No. In part, the loan system is the victim of the generous systems of the past where tuition was free and maintenance costs were covered by grants. It is also worth noting that students were historically eligible for Job Seekers Allowance during holiday periods.  

The Government has shifted extremely quickly from a system of full state contribution to near-full student contribution towards Higher Education. In the space of 28 years tuitions fees have risen from £0 to over £10,000 per annum. In the same period, vocational Higher Education programmes within the NHS have moved from paid apprenticeships to full student loans. A sense of inter-generational injustice is inevitable.  
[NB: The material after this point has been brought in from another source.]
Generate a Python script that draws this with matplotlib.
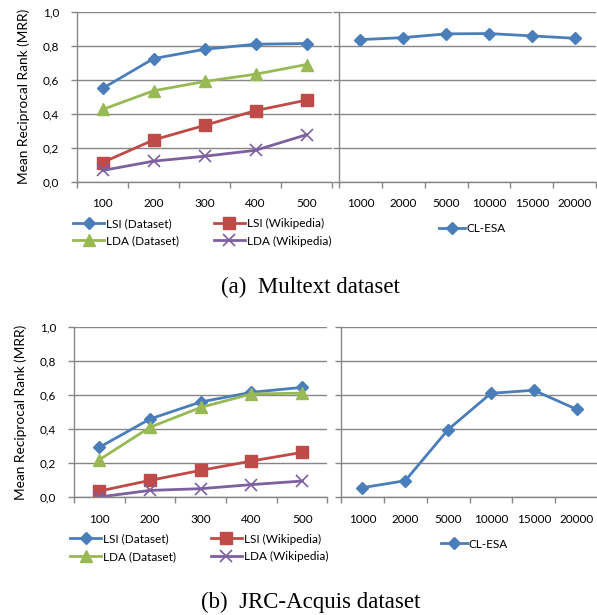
import matplotlib
matplotlib.use("Agg")
import matplotlib.pyplot as plt
import numpy as np

# ---- data ----
topics = ["100", "200", "300", "400", "500"]
esa_dims = ["1000", "2000", "5000", "10000", "15000", "20000"]
yticks = [0.0, 0.2, 0.4, 0.6, 0.8, 1.0]
ytick_labels = ["0,0", "0,2", "0,4", "0,6", "0,8", "1,0"]

# (a) Multext
a_lsi_dataset = [0.549, 0.725, 0.780, 0.810, 0.814]
a_lsi_wiki = [0.112, 0.245, 0.331, 0.418, 0.480]
a_lda_dataset = [0.425, 0.535, 0.590, 0.633, 0.690]
a_lda_wiki = [0.065, 0.120, 0.149, 0.184, 0.276]
a_clesa = [0.837, 0.849, 0.871, 0.873, 0.859, 0.845]

# (b) JRC-Acquis
b_lsi_dataset = [0.293, 0.460, 0.560, 0.617, 0.646]
b_lsi_wiki = [0.035, 0.098, 0.157, 0.212, 0.263]
b_lda_dataset = [0.220, 0.411, 0.528, 0.607, 0.612]
b_lda_wiki = [0.000, 0.039, 0.049, 0.073, 0.094]
b_clesa = [0.055, 0.096, 0.397, 0.611, 0.629, 0.517]

series_names = ["LSI (Dataset)", "LSI (Wikipedia)", "LDA (Dataset)", "LDA (Wikipedia)"]
captions = ["(a)  Multext dataset", "(b)  JRC-Acquis dataset"]

# ---- style ----
BLUE = "#4A7EBB"
RED = "#BE4B48"
GREEN = "#98B954"
PURPLE = "#7D60A0"
GRAY = "#868686"
FONT = "Lato"

W, H = 597, 615
fig = plt.figure(figsize=(W / 100, H / 100), dpi=100)


def px_axes(x0, y0, x1, y1):
    return fig.add_axes([x0 / W, 1 - y1 / H, (x1 - x0) / W, (y1 - y0) / H])


def style_axes(ax, labels, show_ylabels):
    n = len(labels)
    ax.set_xlim(-0.5, n - 0.5)
    ax.set_ylim(0, 1.0)
    ax.set_yticks(yticks)
    if show_ylabels:
        ax.set_yticklabels(ytick_labels, fontsize=8.5, family=FONT)
    else:
        ax.set_yticklabels([])
    ax.set_xticks(np.arange(-0.5, n, 1.0))
    ax.set_xticklabels([])
    ax.set_xticks(np.arange(n), minor=True)
    ax.set_xticklabels(labels, minor=True, fontsize=8.5, family=FONT)
    ax.tick_params(axis="x", which="minor", length=0, pad=12)
    ax.tick_params(axis="x", which="major", length=4, color=GRAY, width=1)
    ax.tick_params(axis="y", length=4, color=GRAY, width=1, pad=9)
    for s in ["top", "right"]:
        ax.spines[s].set_visible(False)
    for s in ["left", "bottom"]:
        ax.spines[s].set_color(GRAY)
        ax.spines[s].set_linewidth(1)
    ax.grid(axis="y", color=GRAY, linewidth=1)
    ax.set_axisbelow(True)


def plot_left(ax, lsi_d, lsi_w, lda_d, lda_w):
    x = np.arange(len(topics))
    lw = 2.0
    h1, = ax.plot(x, lsi_d, color=BLUE, lw=lw, marker="D", ms=6)
    h2, = ax.plot(x, lsi_w, color=RED, lw=lw, marker="s", ms=8)
    h3, = ax.plot(x, lda_d, color=GREEN, lw=lw, marker="^", ms=8)
    h4, = ax.plot(x, lda_w, color=PURPLE, lw=lw, marker="x", ms=8, mew=1.2)
    style_axes(ax, topics, True)
    ax.set_ylabel("Mean Reciprocal Rank (MRR)", fontsize=9.8, family=FONT, labelpad=9)
    leg = ax.legend([h1, h3, h2, h4], [series_names[0], series_names[2], series_names[1], series_names[3]],
                    ncol=2, frameon=False, loc="upper left",
                    bbox_to_anchor=(-0.015, -0.215), prop={"family": FONT, "size": 8.5},
                    handlelength=2.6, handletextpad=0.15, columnspacing=3.0,
                    labelspacing=0.55, borderpad=0, borderaxespad=0)
    return leg


def plot_right(ax, vals):
    x = np.arange(len(esa_dims))
    h, = ax.plot(x, vals, color=BLUE, lw=2.0, marker="D", ms=6)
    style_axes(ax, esa_dims, False)
    ax.legend([h], ["CL-ESA"], frameon=False, loc="upper left",
              bbox_to_anchor=(0.39, -0.245), prop={"family": FONT, "size": 8.5},
              handlelength=2.2, handletextpad=0.15, borderpad=0, borderaxespad=0)


ax_a1 = px_axes(77, 12, 332, 181.5)
ax_a2 = px_axes(339, 12, 596, 181.5)
ax_b1 = px_axes(74, 327.3, 327.5, 497)
ax_b2 = px_axes(341, 327.3, 598, 497)

plot_left(ax_a1, a_lsi_dataset, a_lsi_wiki, a_lda_dataset, a_lda_wiki)
plot_right(ax_a2, a_clesa)
plot_left(ax_b1, b_lsi_dataset, b_lsi_wiki, b_lda_dataset, b_lda_wiki)
plot_right(ax_b2, b_clesa)

fig.text(310 / W, 1 - 287 / H, captions[0], ha="center", va="center",
         family="Liberation Serif", fontsize=16.5)
fig.text(311 / W, 1 - 602 / H, captions[1], ha="center", va="center",
         family="Liberation Serif", fontsize=16.5)

fig.savefig("out.png", dpi=100)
Exacerbated by recent cost-of-living pressures, skyrocketing rent costs, and an inadequate maintenance loan system impacting how students are able to spend their time, as well as rising costs of delivery paired with frozen tuition fees impacting the quality, scope, and scale of what universities are able to offer, we must also consider that the student experience is very different to what it was 15 years ago. What the student loan is paying for, whether that is the tuition fee loan or the maintenance loan, is markedly different, and these differences will inevitably be compared between generations.  

With the current maintenance loan model, students now are living, by the government’s own definition, in poverty while they study, forced to earn while they learn leaving very little time or funds to do anything else, all alongside the growing pressure to get a good degree in order to compete in the hypercompetitive graduate job market. This, of course, perpetuates the student mental crisis we are seeing, and raises the question “is it actually worth it?” – this is not the image of student experience sold in the pitch to 17-year-olds to take out a student loan, and compounds the feeling of distrust and dissatisfaction in the current model. 

The Treasury Committee, whilst carefully considering the future of student tuition and maintenance costs, must also consider how the situation for Plan 2, 3 & 5 graduates can be elevated in a fair and balanced manner.